Currently, the technological content of Chinese cutting tools remains relatively low. In developed countries, carbide cutting tools dominate the market, accounting for up to 70% of all tools used. Meanwhile, high-speed steel tools are declining in popularity, with their share now below 30%, and continuing to shrink at a rate of 1% to 2% annually. This shift highlights the global trend toward higher-performance materials.
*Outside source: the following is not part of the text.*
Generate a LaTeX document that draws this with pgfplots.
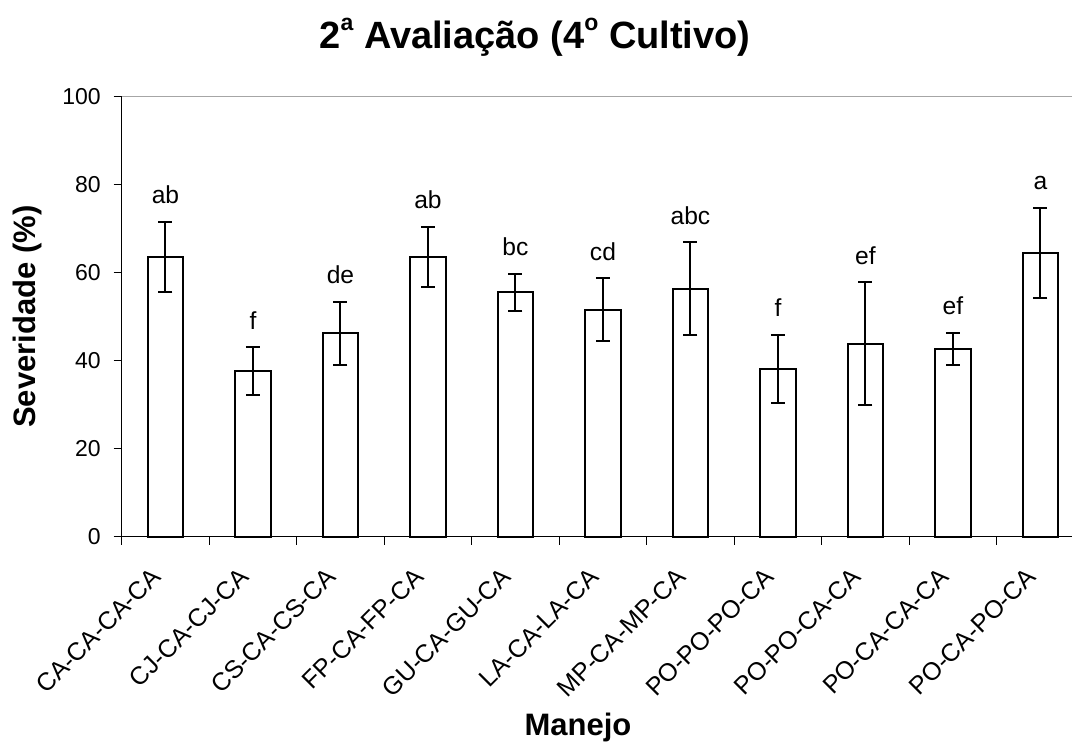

Luo Baihui, Secretary-General of the International Mould & Hardware & Plastics Industry Suppliers Association, noted that carbide cutting tools have become essential in various industries such as automotive, mold manufacturing, and aerospace. However, many Chinese companies are still mass-producing high-speed steel and low-grade standard cutting tools without considering market saturation or actual industry needs. As a result, they have missed out on the high-value, high-technology segment of the market, allowing foreign competitors to take control.
According to recent data, China's annual cutting tool sales amount to approximately 38.5 billion yuan. Yet, the share of cemented carbide tools is less than 25%. Meanwhile, the domestic manufacturing sector already requires more than 50% of its cutting tools to be carbide-based. This mismatch has led to a gap in the mid-to-high-end market, which is now being filled by foreign suppliers.
In 2007, China produced 16,500 tons of hard alloys, with 4,500 tons used for cutting tools — a figure comparable to Japan’s. However, the value of the finished tools was only $800 million, far behind Japan’s $2.5 billion. This stark difference shows that while China produces a large volume of raw materials, it lags in creating high-value, high-performance cutting tools.
As a result, many Chinese manufacturers are forced to rely heavily on imported high-end tools to meet domestic demand. The growth rate of major foreign tool companies in China’s high-end market has reached 30% annually, significantly outpacing the growth of domestic toolmakers. This trend underscores the urgent need for Chinese companies to innovate, improve quality, and capture a larger share of the high-value market.